V wrote:
> On Mar 30, 6:07 pm, Jason Grout <[email protected]> wrote:
>> V wrote:
>>> Hi,
>>> I'm fairly new to sage with some background in maxima.
>>> My workbook is shared at
>>> http://www.sagenb.org/home/pub/410/
>>> the last three lines show the error I get.
>>> Basically, I derive an equilibrium condition that I would like to use
>>> in the previous stage of my game (solving by backwards induction), but
>>> maxima fails (line -2) with simplifying after the substitution is
>>> made, even though the substitution is successful (line -3).
>>> I expect to receive the line in the last "paragraph" as defined by
>>> D1p.
>>> Is this a bug or did I made a mistake?
>> In this line,
>>
>> solve([q1==q1.substitute(q2=sol2[0][1].right()).simplify_full()], q1)
>>
>> you are trying to solve for "q1", but q1 is not a variable, it's the
>> expression:
>>
>> f2^alpha*p1^(alpha - 1)*p2^(beta - alpha*beta)*q2^alpha*A^(1 - alpha)/f1
>>
>> Did you mean to solve for a variable in the solve statement above?
>>
> 
> The expression in the solve line would be a demand function where q
> stands for quantity. But as it is derived from a later stage of the
> game, q is present on the "right hand side" as well, and I would like
> to express the demand function explicitly, that is I have q=f(q,x)
> where x are all the other parameters and q is defined implicitly, and
> I would like to have q=g(x).
> 
> I thought solve would do this for me, even though I already understand
> why it doesn't, I still don't know how to do it. Could you give me a
> hint, please?


I see.

Disclaimer: I don't know the mathematics that you are doing, so forgive 
me if I mess things up below...

When you do q1==q1.subs(...), what the computer sees is:

f2^alpha*p1^(alpha - 1)*p2^(beta - alpha*beta)*q2^alpha*A^(1 - alpha)/f1 
== f1^(alpha^2 - 1)*p1^((alpha - alpha^2)*beta + alpha - 1)*p2^((1 -
alpha)*beta + alpha^2 - alpha)*q1^alpha^2*A^(1 - alpha^2)

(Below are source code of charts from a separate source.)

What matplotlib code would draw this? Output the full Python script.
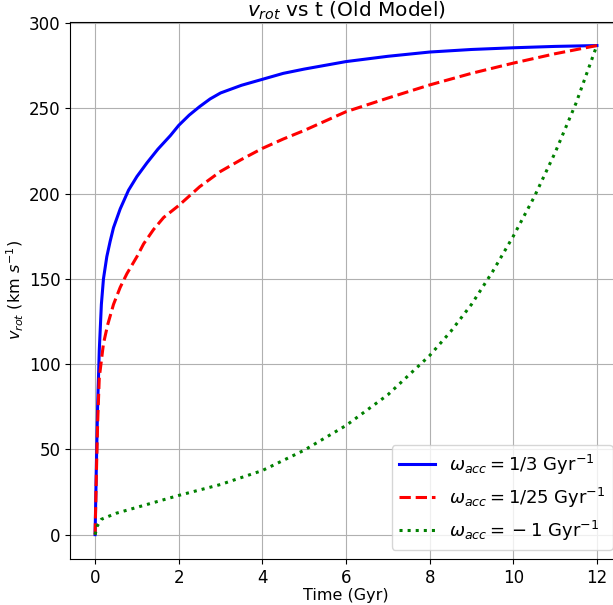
"""Rotation velocity vs time for three accretion rates (old model)."""
import matplotlib
matplotlib.use("Agg")
import matplotlib.pyplot as plt

# values
T_FAST = [0, 0.03, 0.06, 0.1, 0.15, 0.2, 0.28, 0.36, 0.44, 0.6, 0.8, 1.0, 1.24,
          1.5, 1.8, 2.0, 2.25, 2.5, 2.75, 3.0, 3.5, 4.0, 4.5, 5.0, 6.0, 7.0, 8.0,
          9.0, 10.0, 11.0, 12.0]
V_FAST = [0, 40, 75, 108, 135, 150, 163, 172, 180, 191, 202, 210, 218,
          226, 234, 240, 246, 251, 255.5, 259, 263.5, 267, 270.5, 273, 277.4,
          280.5, 283, 284.5, 285.5, 286.3, 286.8]

T_SLOW = [0, 0.03, 0.06, 0.1, 0.2, 0.3, 0.44, 0.6, 0.76, 1.0, 1.16, 1.4, 1.64,
          2.0, 2.5, 3.0, 3.5, 4.0, 4.5, 5.0, 6.0, 7.0, 8.0, 9.0, 10.0, 11.0, 12.0]
V_SLOW = [0, 35, 65, 92, 112, 123, 135, 145, 153, 163, 170.5, 179, 186,
          193, 204, 213, 220, 226.5, 232, 237, 248, 256, 263.7, 270.5, 276.5,
          282, 286.8]

T_NEG = [0, 0.05, 0.15, 0.5, 1.0, 2.0, 3.0, 4.0, 5.0, 6.0, 7.0, 8.0, 8.5, 9.0,
         9.5, 10.0, 10.5, 11.0, 11.5, 12.0]
V_NEG = [0, 5, 9, 12.5, 16, 23, 29.4, 37.6, 49.5, 64, 82, 105, 119, 135,
         154, 175, 198, 224, 253, 287]

LABELS = [r'$\omega_{acc} = 1/3$ Gyr$^{-1}$',
          r'$\omega_{acc} = 1/25$ Gyr$^{-1}$',
          r'$\omega_{acc} = {}-{} 1$ Gyr$^{-1}$']


def draw_chart():
    """Draw the three curves and save the figure."""
    fig = plt.figure(figsize=(6.13, 6.05), dpi=100)
    ax = fig.add_axes([0.1142, 0.076, 0.9005, 0.8876])

    ax.plot(T_FAST, V_FAST, color='blue', linestyle='-', linewidth=2.2, label=LABELS[0])
    ax.plot(T_SLOW, V_SLOW, color='red', linestyle='--', linewidth=2.2, label=LABELS[1])
    ax.plot(T_NEG, V_NEG, color='green', linestyle=':', linewidth=2.2, label=LABELS[2])

    ax.set_xlim(-0.6, 12.6)
    ax.set_ylim(-14.3, 300.6)
    ax.set_xticks(range(0, 13, 2))
    ax.set_yticks(range(0, 301, 50))
    ax.tick_params(labelsize=12)
    ax.grid(True)

    ax.set_xlabel('Time (Gyr)', fontsize=11.5, labelpad=1)
    ax.set_ylabel(r'$v_{rot}$ (km $s^{-1}$)', fontsize=11.5, labelpad=2)
    ax.set_title(r'$v_{rot}$ vs t (Old Model)', fontsize=14.5, pad=3)
    ax.legend(loc='lower right', fontsize=13)

    fig.savefig('out.png', dpi=100)


if __name__ == '__main__':
    draw_chart()
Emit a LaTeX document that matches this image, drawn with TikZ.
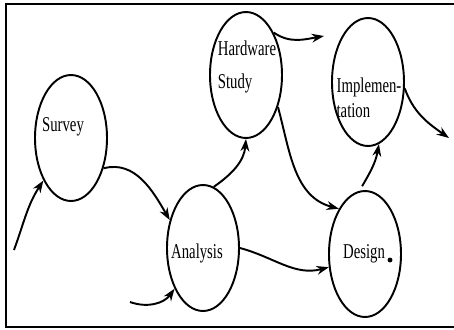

This doesn't seem like what you want; you want the left side to be a 
single variable, and the right side to have q1 be that same single 
variable.  So maybe you can do something like:

sage: var('q')
sage: q==q1.substitute(q2=sol2[0][1].right()).simplify_full().subs(q1=q)
q == f1^(alpha^2 - 1)*p1^((alpha - alpha^2)*beta + alpha - 1)*p2^((1 -
alpha)*beta + alpha^2 - alpha)*q^alpha^2*A^(1 - alpha^2)
sage: 
solve(q==q1.substitute(q2=sol2[0][1].right()).simplify_full().subs(q1=q), q)
[q == f1^(alpha^2 - 1)*p1^((alpha - alpha^2)*beta + alpha - 1)*p2^((1 -
alpha)*beta + alpha^2 - alpha)*q^alpha^2*A^(1 - alpha^2)]

So it doesn't look like maxima is able to handle this.